Set exercise:
Report how many lines below contain the word "with", and give only that number.

Source records:
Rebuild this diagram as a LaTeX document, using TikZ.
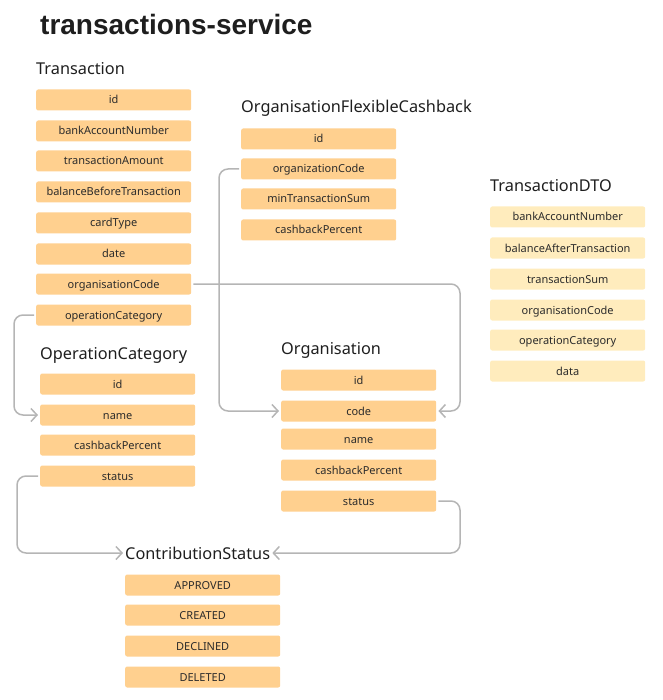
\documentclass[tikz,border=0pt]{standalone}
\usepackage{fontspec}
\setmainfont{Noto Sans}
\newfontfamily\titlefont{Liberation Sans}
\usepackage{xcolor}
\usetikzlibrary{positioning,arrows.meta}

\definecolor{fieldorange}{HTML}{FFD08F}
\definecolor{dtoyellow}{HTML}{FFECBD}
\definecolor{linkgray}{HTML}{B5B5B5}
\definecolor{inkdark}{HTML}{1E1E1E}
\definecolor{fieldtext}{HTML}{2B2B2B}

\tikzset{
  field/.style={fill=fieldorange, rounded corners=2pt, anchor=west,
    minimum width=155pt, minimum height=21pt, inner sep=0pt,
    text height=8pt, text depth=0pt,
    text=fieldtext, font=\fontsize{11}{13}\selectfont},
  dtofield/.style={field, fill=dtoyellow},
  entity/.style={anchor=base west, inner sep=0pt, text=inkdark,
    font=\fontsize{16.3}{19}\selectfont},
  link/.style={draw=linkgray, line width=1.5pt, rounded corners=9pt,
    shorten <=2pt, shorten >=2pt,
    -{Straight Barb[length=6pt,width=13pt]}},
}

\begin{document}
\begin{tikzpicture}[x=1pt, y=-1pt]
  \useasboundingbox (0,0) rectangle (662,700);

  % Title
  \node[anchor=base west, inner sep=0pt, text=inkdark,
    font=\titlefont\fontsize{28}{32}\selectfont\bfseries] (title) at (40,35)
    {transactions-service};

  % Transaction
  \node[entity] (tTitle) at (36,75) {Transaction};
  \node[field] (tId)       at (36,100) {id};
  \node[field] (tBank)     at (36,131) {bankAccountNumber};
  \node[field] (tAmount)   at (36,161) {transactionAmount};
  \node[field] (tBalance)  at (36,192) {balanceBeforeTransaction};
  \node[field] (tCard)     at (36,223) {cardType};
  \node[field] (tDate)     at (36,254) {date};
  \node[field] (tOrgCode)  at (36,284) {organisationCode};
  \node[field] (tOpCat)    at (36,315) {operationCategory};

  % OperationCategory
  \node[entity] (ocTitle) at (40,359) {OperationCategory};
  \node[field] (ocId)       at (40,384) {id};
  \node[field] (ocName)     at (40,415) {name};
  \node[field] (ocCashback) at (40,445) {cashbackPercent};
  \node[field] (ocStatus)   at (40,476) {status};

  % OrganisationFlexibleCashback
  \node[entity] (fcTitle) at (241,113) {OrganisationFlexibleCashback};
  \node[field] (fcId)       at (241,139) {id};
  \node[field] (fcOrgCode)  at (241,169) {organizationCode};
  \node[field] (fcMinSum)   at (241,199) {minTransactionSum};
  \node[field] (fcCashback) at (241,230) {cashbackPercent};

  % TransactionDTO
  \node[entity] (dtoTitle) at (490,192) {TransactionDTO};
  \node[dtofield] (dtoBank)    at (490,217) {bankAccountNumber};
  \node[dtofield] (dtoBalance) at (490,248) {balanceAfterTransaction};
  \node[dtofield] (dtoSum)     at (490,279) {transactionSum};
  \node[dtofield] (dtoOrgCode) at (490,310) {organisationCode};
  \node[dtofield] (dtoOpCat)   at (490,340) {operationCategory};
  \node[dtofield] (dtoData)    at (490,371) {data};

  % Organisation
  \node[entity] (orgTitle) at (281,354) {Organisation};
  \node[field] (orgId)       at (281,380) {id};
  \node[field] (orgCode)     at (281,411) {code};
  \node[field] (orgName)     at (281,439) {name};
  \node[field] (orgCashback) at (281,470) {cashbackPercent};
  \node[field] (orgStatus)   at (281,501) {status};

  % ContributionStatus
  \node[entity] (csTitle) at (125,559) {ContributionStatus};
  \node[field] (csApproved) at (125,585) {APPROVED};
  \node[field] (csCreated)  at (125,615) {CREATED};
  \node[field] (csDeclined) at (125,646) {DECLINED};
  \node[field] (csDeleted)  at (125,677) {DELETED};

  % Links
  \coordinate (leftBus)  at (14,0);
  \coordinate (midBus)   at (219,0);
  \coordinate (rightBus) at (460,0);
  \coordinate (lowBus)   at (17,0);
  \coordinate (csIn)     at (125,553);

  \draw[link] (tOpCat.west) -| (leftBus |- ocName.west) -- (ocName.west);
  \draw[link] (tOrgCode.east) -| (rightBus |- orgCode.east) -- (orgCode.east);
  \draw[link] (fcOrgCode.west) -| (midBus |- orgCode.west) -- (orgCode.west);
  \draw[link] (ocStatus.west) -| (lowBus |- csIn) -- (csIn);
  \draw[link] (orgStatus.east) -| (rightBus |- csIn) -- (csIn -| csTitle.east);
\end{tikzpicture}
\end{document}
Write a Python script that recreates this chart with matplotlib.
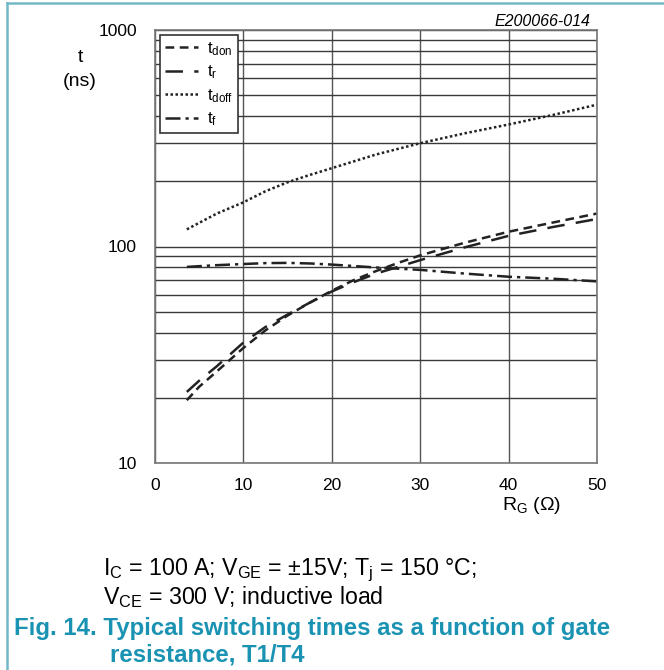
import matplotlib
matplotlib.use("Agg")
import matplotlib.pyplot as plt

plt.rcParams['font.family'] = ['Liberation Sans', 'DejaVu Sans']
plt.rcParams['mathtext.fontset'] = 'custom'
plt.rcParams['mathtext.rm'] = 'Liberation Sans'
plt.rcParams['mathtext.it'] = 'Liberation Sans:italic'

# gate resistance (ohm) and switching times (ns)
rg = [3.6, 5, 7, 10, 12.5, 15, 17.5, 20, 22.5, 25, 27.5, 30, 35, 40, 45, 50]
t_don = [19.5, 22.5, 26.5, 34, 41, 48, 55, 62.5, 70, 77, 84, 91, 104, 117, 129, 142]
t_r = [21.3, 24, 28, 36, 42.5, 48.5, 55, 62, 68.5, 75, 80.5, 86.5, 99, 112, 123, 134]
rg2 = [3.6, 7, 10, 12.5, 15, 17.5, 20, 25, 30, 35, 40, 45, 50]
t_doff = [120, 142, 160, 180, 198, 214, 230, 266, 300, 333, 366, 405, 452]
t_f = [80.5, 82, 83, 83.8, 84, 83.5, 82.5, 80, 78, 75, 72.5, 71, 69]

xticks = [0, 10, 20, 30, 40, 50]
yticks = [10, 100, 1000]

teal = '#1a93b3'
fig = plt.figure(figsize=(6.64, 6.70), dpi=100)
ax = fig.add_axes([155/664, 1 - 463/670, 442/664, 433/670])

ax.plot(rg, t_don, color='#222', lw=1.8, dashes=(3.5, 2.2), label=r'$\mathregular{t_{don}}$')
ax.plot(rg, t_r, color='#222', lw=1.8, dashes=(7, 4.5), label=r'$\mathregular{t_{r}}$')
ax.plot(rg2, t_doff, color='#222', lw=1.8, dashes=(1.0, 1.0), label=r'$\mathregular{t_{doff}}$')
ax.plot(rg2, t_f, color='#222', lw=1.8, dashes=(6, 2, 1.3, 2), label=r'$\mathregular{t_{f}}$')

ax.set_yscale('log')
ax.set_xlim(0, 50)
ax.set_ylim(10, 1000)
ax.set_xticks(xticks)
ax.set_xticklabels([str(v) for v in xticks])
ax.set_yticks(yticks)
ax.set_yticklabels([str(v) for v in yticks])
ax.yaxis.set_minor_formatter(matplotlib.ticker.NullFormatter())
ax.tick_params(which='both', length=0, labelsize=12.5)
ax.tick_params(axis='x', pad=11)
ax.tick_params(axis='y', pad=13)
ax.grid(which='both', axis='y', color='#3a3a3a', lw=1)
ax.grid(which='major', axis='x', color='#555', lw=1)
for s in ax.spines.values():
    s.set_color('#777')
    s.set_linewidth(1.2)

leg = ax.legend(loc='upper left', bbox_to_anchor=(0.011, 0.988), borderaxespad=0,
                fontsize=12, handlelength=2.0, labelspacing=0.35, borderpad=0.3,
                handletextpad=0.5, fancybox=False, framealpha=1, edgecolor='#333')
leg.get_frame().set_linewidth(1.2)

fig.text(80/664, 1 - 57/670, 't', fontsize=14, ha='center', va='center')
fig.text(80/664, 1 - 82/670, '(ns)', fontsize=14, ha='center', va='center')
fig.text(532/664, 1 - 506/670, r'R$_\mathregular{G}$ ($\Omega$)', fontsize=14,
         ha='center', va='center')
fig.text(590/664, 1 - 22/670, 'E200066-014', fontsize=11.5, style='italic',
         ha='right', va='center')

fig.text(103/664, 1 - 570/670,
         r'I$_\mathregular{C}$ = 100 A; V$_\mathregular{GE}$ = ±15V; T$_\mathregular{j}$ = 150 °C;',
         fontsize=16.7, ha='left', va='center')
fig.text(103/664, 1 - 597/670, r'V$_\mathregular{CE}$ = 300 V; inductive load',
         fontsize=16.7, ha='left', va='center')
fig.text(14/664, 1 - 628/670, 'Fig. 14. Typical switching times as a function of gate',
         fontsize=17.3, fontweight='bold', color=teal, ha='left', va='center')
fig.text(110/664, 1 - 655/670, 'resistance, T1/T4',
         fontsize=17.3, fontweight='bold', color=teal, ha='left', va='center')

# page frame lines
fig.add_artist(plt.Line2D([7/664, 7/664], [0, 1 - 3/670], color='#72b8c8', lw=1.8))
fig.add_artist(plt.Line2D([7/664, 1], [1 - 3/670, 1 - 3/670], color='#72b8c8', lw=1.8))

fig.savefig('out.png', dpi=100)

==

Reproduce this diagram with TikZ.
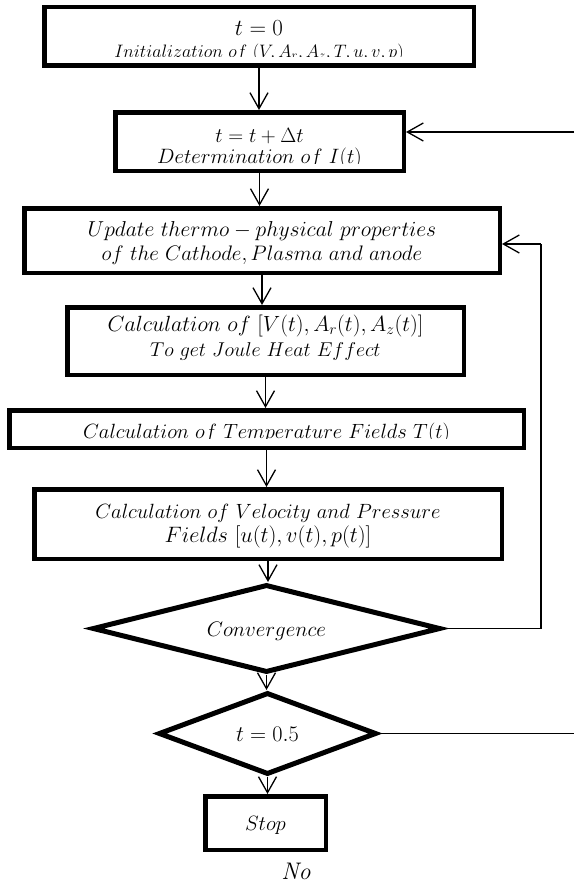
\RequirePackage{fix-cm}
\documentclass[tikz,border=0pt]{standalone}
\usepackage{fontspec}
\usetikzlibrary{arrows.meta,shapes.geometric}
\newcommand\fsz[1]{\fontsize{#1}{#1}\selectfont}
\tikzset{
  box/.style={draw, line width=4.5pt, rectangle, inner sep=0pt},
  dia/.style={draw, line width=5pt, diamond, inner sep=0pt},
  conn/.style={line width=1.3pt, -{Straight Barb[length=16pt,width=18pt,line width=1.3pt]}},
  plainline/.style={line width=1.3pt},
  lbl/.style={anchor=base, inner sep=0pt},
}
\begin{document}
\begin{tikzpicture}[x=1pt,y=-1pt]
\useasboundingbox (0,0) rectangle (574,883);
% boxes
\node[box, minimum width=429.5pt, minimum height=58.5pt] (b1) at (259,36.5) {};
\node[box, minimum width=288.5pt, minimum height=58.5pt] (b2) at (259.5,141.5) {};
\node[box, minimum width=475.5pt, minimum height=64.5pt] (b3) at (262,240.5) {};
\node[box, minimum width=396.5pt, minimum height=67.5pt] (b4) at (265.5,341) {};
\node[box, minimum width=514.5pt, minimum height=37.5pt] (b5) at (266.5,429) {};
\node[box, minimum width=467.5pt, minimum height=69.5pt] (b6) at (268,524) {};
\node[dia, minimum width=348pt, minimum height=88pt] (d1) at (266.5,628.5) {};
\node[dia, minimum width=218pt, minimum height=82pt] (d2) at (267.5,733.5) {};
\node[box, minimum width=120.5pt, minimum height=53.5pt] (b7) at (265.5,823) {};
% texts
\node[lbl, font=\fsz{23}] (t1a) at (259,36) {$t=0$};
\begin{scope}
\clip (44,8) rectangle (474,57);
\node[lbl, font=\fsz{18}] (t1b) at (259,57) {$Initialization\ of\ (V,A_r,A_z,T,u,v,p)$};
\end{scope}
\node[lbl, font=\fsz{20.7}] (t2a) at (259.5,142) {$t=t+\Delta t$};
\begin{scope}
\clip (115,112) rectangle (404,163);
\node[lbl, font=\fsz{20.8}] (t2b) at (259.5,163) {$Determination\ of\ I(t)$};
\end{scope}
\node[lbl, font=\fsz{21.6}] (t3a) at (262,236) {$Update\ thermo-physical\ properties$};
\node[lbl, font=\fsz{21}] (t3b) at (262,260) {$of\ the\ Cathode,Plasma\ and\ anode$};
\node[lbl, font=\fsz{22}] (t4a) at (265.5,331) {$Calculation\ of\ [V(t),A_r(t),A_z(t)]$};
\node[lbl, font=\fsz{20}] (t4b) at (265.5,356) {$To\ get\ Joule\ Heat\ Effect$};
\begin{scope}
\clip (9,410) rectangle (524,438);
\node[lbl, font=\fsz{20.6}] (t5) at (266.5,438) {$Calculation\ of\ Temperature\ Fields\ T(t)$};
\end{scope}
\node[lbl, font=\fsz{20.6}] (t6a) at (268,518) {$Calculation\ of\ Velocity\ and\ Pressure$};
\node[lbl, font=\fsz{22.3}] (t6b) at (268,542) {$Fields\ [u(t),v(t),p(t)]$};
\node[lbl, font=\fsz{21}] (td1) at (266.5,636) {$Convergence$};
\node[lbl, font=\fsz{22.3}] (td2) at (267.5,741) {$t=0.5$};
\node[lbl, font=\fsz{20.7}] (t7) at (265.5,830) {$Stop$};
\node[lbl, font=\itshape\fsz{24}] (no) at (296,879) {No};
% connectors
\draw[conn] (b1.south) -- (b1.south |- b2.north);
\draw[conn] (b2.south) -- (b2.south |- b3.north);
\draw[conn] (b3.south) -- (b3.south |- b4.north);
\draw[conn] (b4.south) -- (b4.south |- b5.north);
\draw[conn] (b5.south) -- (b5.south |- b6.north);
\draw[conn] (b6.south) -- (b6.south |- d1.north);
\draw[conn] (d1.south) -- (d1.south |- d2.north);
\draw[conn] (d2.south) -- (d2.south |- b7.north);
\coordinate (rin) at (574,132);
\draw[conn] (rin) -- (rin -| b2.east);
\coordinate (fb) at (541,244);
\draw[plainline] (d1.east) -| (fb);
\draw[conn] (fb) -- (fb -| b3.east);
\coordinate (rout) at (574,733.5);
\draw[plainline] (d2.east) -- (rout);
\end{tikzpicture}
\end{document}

Answer to the exercise:
2